_WHAT IS BEING ASKED_
Write out the opening lines of the data word for word, up to and including the line with "35000, 40000, 45000]", and leave every picture and every later line out.

_RECORDED DATA_
◇ ◇ ◇ ◇ ◇ ◇ ◇
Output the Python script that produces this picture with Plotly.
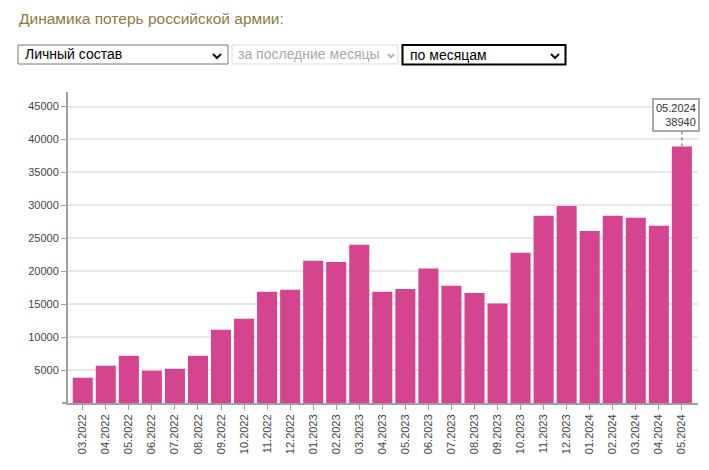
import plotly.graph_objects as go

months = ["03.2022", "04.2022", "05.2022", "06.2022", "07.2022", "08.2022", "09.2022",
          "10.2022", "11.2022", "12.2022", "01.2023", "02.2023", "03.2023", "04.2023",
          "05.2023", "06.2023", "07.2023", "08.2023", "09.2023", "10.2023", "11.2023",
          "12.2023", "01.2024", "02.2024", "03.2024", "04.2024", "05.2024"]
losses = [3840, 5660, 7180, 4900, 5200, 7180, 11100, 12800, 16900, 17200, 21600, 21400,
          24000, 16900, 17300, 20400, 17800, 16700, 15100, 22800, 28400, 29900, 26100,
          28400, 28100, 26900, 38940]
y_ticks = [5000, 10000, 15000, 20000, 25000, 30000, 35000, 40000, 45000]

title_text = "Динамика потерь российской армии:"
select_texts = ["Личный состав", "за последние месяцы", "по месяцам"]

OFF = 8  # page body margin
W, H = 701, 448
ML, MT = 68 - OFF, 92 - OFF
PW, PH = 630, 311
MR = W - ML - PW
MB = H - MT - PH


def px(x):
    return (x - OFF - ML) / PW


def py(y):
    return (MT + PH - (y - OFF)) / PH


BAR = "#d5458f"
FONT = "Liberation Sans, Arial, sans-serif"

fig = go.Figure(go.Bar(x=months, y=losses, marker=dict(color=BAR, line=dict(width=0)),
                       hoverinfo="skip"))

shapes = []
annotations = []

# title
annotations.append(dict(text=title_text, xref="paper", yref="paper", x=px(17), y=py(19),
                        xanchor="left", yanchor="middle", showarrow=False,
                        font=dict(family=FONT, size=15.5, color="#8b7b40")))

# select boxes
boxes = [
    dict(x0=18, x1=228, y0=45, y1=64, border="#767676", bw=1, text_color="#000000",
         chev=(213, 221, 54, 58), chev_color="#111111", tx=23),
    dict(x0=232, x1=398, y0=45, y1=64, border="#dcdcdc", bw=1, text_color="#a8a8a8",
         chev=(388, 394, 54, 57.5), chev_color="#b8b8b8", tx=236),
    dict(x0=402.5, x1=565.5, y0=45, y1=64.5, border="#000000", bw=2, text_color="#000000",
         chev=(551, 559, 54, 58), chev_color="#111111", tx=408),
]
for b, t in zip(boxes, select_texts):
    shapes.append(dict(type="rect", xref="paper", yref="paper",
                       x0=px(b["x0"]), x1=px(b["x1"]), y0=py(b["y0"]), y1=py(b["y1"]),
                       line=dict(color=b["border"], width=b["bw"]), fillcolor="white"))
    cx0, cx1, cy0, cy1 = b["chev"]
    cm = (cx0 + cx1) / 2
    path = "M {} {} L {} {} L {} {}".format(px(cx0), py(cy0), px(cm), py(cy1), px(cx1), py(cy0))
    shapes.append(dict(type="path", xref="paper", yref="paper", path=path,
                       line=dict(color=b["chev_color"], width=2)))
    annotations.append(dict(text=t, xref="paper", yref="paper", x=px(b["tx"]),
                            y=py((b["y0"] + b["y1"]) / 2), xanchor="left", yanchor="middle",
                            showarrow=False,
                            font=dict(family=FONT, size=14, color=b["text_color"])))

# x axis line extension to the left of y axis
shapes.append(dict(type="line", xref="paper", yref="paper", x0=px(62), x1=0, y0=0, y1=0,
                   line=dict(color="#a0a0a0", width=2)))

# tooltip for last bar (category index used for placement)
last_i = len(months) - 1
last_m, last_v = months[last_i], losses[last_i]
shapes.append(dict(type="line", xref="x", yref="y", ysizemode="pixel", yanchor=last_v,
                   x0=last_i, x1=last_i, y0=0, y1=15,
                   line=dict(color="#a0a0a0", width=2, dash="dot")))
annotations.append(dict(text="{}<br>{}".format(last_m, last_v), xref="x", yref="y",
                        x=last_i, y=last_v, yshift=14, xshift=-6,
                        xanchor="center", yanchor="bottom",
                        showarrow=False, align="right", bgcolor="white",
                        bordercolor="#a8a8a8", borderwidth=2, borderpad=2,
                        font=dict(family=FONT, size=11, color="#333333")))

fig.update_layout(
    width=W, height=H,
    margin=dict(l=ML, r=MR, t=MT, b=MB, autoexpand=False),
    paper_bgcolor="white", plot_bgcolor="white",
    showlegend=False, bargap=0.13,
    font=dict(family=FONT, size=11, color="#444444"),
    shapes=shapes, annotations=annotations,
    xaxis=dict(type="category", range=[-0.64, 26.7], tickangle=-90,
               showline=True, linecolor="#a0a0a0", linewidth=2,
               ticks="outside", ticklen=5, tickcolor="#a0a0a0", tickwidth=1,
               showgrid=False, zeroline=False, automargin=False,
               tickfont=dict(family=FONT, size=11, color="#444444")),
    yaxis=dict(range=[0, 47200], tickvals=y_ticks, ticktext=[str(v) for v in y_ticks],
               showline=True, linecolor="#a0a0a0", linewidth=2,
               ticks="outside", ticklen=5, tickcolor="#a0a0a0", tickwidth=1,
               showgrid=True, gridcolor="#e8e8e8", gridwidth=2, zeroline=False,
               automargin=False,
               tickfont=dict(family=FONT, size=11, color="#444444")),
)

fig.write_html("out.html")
◇ ◇ ◇ ◇ ◇ ◇ ◇
_REPLY_
Output the Python script that produces this picture with Plotly.
import plotly.graph_objects as go

months = ["03.2022", "04.2022", "05.2022", "06.2022", "07.2022", "08.2022", "09.2022",
          "10.2022", "11.2022", "12.2022", "01.2023", "02.2023", "03.2023", "04.2023",
          "05.2023", "06.2023", "07.2023", "08.2023", "09.2023", "10.2023", "11.2023",
          "12.2023", "01.2024", "02.2024", "03.2024", "04.2024", "05.2024"]
losses = [3840, 5660, 7180, 4900, 5200, 7180, 11100, 12800, 16900, 17200, 21600, 21400,
          24000, 16900, 17300, 20400, 17800, 16700, 15100, 22800, 28400, 29900, 26100,
          28400, 28100, 26900, 38940]
y_ticks = [5000, 10000, 15000, 20000, 25000, 30000, 35000, 40000, 45000]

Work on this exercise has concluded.